GIVEN EXERCISE: Go through the entries one line at a time, and gather every line that has the word "this".

RECORDS SUPPLIED:

((

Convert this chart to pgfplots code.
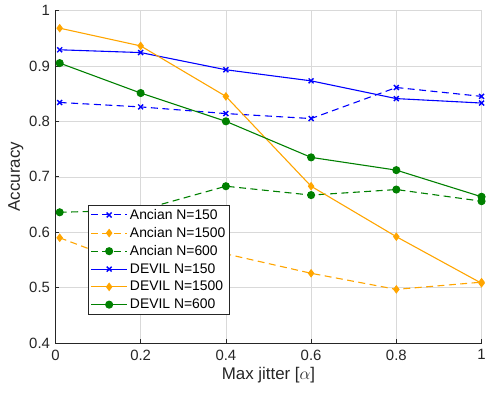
\documentclass[border={5pt 6pt 0pt 2pt}]{standalone}
\usepackage{pgfplots}
\pgfplotsset{compat=1.18}
\usepackage{fontspec}
\setmainfont{Liberation Sans}
\definecolor{mblue}{rgb}{0,0,1}
\definecolor{morange}{rgb}{1,0.647,0}
\definecolor{mgreen}{rgb}{0,0.5,0}
\definecolor{axgray}{rgb}{0.15,0.15,0.15}
\begin{document}
\begin{tikzpicture}
\begin{axis}[
  scale only axis,
  width=429pt, height=335pt,
  xmin=0, xmax=1, ymin=0.4, ymax=1,
  xtick={0,0.2,0.4,0.6,0.8,1},
  ytick={0.4,0.5,0.6,0.7,0.8,0.9,1},
  xticklabels={0,0.2,0.4,0.6,0.8,1},
  yticklabels={0.4,0.5,0.6,0.7,0.8,0.9,1},
  /pgf/number format/assume math mode=true,
  axis x line*=bottom, axis y line*=left,
  axis line style={-, axgray, line width=0.6pt},
  tick align=inside,
  major tick length=4pt,
  tick style={axgray, line width=0.6pt},
  grid=major,
  grid style={gray!30, line width=0.5pt},
  tick label style={font=\fontsize{15}{17}\selectfont, text=axgray},
  xticklabel style={yshift=-3pt},
  yticklabel style={xshift=-2pt},
  xlabel={Max jitter [$\alpha$]},
  ylabel={Accuracy},
  label style={font=\fontsize{17}{19}\selectfont, text=axgray},
  xlabel style={yshift=0pt},
  ylabel style={yshift=-1pt},
  legend style={at={(0.077,0.087)}, anchor=south west, font=\fontsize{14}{16}\selectfont,
    draw=axgray, line width=0.6pt, inner xsep=2pt, inner ysep=1.5pt, row sep=2.2pt, fill=white,
    nodes={inner sep=2.2pt}},
  legend cell align=left,
  legend image code/.code={\draw[#1] (0pt,0pt) -- (1.28cm,0pt); \draw[#1, solid] plot coordinates {(0.64cm,0pt)};},
  every axis plot/.append style={line width=1.1pt, mark size=3.5pt},
]
\addplot[mblue, dashed, dash pattern=on 7pt off 4.5pt, mark=x, mark options={solid, line width=1.4pt}] coordinates {
(0.01,0.834) (0.2,0.826) (0.4,0.814) (0.6,0.805) (0.8,0.861) (1,0.845)};
\addlegendentry{Ancian N=150}
\addplot[morange, dashed, dash pattern=on 7pt off 4.5pt, mark=diamond*, mark options={solid}] coordinates {
(0.01,0.590) (0.2,0.535) (0.4,0.561) (0.6,0.526) (0.8,0.497) (1,0.510)};
\addlegendentry{Ancian N=1500}
\addplot[mgreen, dashed, dash pattern=on 7pt off 4.5pt, mark=*, mark options={solid}] coordinates {
(0.01,0.636) (0.2,0.640) (0.4,0.683) (0.6,0.667) (0.8,0.677) (1,0.656)};
\addlegendentry{Ancian N=600}
\addplot[mblue, mark=x, mark options={line width=1.4pt}] coordinates {
(0.01,0.929) (0.2,0.924) (0.4,0.893) (0.6,0.873) (0.8,0.841) (1,0.833)};
\addlegendentry{DEVIL N=150}
\addplot[morange, mark=diamond*] coordinates {
(0.01,0.968) (0.2,0.936) (0.4,0.845) (0.6,0.683) (0.8,0.592) (1,0.508)};
\addlegendentry{DEVIL N=1500}
\addplot[mgreen, mark=*] coordinates {
(0.01,0.905) (0.2,0.851) (0.4,0.800) (0.6,0.735) (0.8,0.712) (1,0.664)};
\addlegendentry{DEVIL N=600}
\end{axis}
\end{tikzpicture}
\end{document}
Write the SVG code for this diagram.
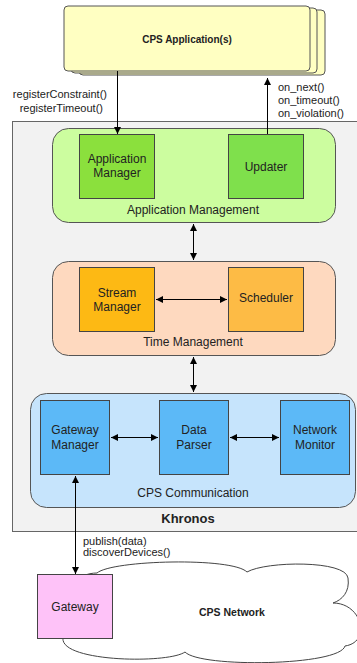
<svg xmlns="http://www.w3.org/2000/svg" width="357" height="663" viewBox="0 0 357 663">
<style>
text{font-family:"Liberation Sans",Arial,sans-serif;fill:#222;}
.t12{font-size:12px;text-anchor:middle;}
.t11{font-size:11px;}
.b{font-weight:bold;}
.box{stroke:#444;stroke-width:1;}
.grp{stroke:#555;stroke-width:1;}
.ln{stroke:#000;stroke-width:1;fill:none;}
</style>
<defs>
<marker id="ah" viewBox="0 0 10 10" refX="10" refY="5" markerWidth="7" markerHeight="7" markerUnits="userSpaceOnUse" orient="auto-start-reverse">
<path d="M0,0 L10,5 L0,10 z" fill="#000"/>
</marker>
</defs>
<rect x="0" y="0" width="357" height="663" fill="#fff"/>

<g id="cps-applications">
<rect x="79" y="10" width="246" height="65" rx="4" fill="#ffffc2" class="grp"/>
<rect x="71" y="8" width="246" height="65" rx="4" fill="#ffffc2" class="grp"/>
<rect x="64" y="6" width="246" height="65" rx="4" fill="#ffffc2" class="grp"/>
<text x="187" y="43" class="b" font-size="10" text-anchor="middle">CPS Application(s)</text>
</g>

<g id="khronos">
<rect x="12.5" y="121.5" width="350" height="410" fill="#f2f2f2" stroke="#666"/>
<text x="188" y="523" class="b" font-size="13" text-anchor="middle">Khronos</text>
</g>

<g id="application-management">
<rect x="52.5" y="128.5" width="283" height="94" rx="16" fill="#ccfd9f" class="grp"/>
<text x="193" y="214" class="t12">Application Management</text>
</g>
<g id="application-manager">
<rect x="79.5" y="134.5" width="75" height="64" fill="#8be03d" class="box"/>
<text x="117" y="163" class="t12">Application</text>
<text x="117" y="177" class="t12">Manager</text>
</g>
<g id="updater">
<rect x="228.5" y="134.5" width="75" height="64" fill="#7fe04c" class="box"/>
<text x="266" y="171" class="t12">Updater</text>
</g>

<g id="time-management">
<rect x="52.5" y="261.5" width="283" height="94" rx="16" fill="#fed9bf" class="grp"/>
<text x="193" y="346" class="t12">Time Management</text>
</g>
<g id="stream-manager">
<rect x="79.5" y="267.5" width="75" height="64" fill="#fdb914" class="box"/>
<text x="117" y="297" class="t12">Stream</text>
<text x="117" y="311" class="t12">Manager</text>
</g>
<g id="scheduler">
<rect x="228.5" y="267.5" width="75" height="64" fill="#fdbb45" class="box"/>
<text x="266" y="302" class="t12">Scheduler</text>
</g>

<g id="cps-communication">
<rect x="30.5" y="393.5" width="325" height="114" rx="16" fill="#c6e4fc" class="grp"/>
<text x="193" y="497" class="t12">CPS Communication</text>
</g>
<g id="gateway-manager">
<rect x="40.5" y="400.5" width="69" height="74" fill="#5cb9f7" class="box"/>
<text x="75" y="434" class="t12">Gateway</text>
<text x="75" y="449" class="t12">Manager</text>
</g>
<g id="data-parser">
<rect x="159.5" y="400.5" width="69" height="74" fill="#5cb9f7" class="box"/>
<text x="194" y="434" class="t12">Data</text>
<text x="194" y="449" class="t12">Parser</text>
</g>
<g id="network-monitor">
<rect x="280.5" y="400.5" width="69" height="74" fill="#5cb9f7" class="box"/>
<text x="315" y="434" class="t12">Network</text>
<text x="315" y="449" class="t12">Monitor</text>
</g>

<g id="cps-network">
<path d="M 60 620 C 60 588, 78 573, 97 573 C 112 560, 232 557, 247 572 C 266 561, 346 560, 348 578 C 350 592, 342 600, 333 603 C 362 603, 372 642, 345 646 C 340 666, 200 668, 185 652 C 168 664, 60 662, 63 638 Z" fill="#fff" stroke="#444"/>
<text x="232" y="616" class="b" font-size="10.5" text-anchor="middle">CPS Network</text>
</g>
<g id="gateway">
<rect x="37.5" y="574.5" width="75" height="64" fill="#fec2f8" class="box"/>
<text x="75" y="611" class="t12">Gateway</text>
</g>

<g id="connectors">
<line x1="117.5" y1="71" x2="117.5" y2="134" class="ln" marker-end="url(#ah)"/>
<line x1="267.5" y1="134" x2="267.5" y2="78" class="ln" marker-end="url(#ah)"/>
<line x1="193.5" y1="224" x2="193.5" y2="260" class="ln" marker-start="url(#ah)" marker-end="url(#ah)"/>
<line x1="193.5" y1="357" x2="193.5" y2="392" class="ln" marker-start="url(#ah)" marker-end="url(#ah)"/>
<line x1="156" y1="299.5" x2="227" y2="299.5" class="ln" marker-start="url(#ah)" marker-end="url(#ah)"/>
<line x1="111" y1="437.5" x2="158" y2="437.5" class="ln" marker-start="url(#ah)" marker-end="url(#ah)"/>
<line x1="230" y1="437.5" x2="279" y2="437.5" class="ln" marker-start="url(#ah)" marker-end="url(#ah)"/>
<line x1="75.5" y1="476" x2="75.5" y2="574" class="ln" marker-start="url(#ah)" marker-end="url(#ah)"/>
<text x="107" y="98" class="t11" text-anchor="end">registerConstraint()</text>
<text x="103" y="112" class="t11" text-anchor="end">registerTimeout()</text>
<text x="278" y="91" class="t11">on_next()</text>
<text x="278" y="104" class="t11">on_timeout()</text>
<text x="278" y="117" class="t11">on_violation()</text>
<text x="83" y="545" class="t11">publish(data)</text>
<text x="83" y="556" class="t11">discoverDevices()</text>
</g>
</svg>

))

TASK RESPONSE:
Convert this chart to pgfplots code.
Write the SVG code for this diagram.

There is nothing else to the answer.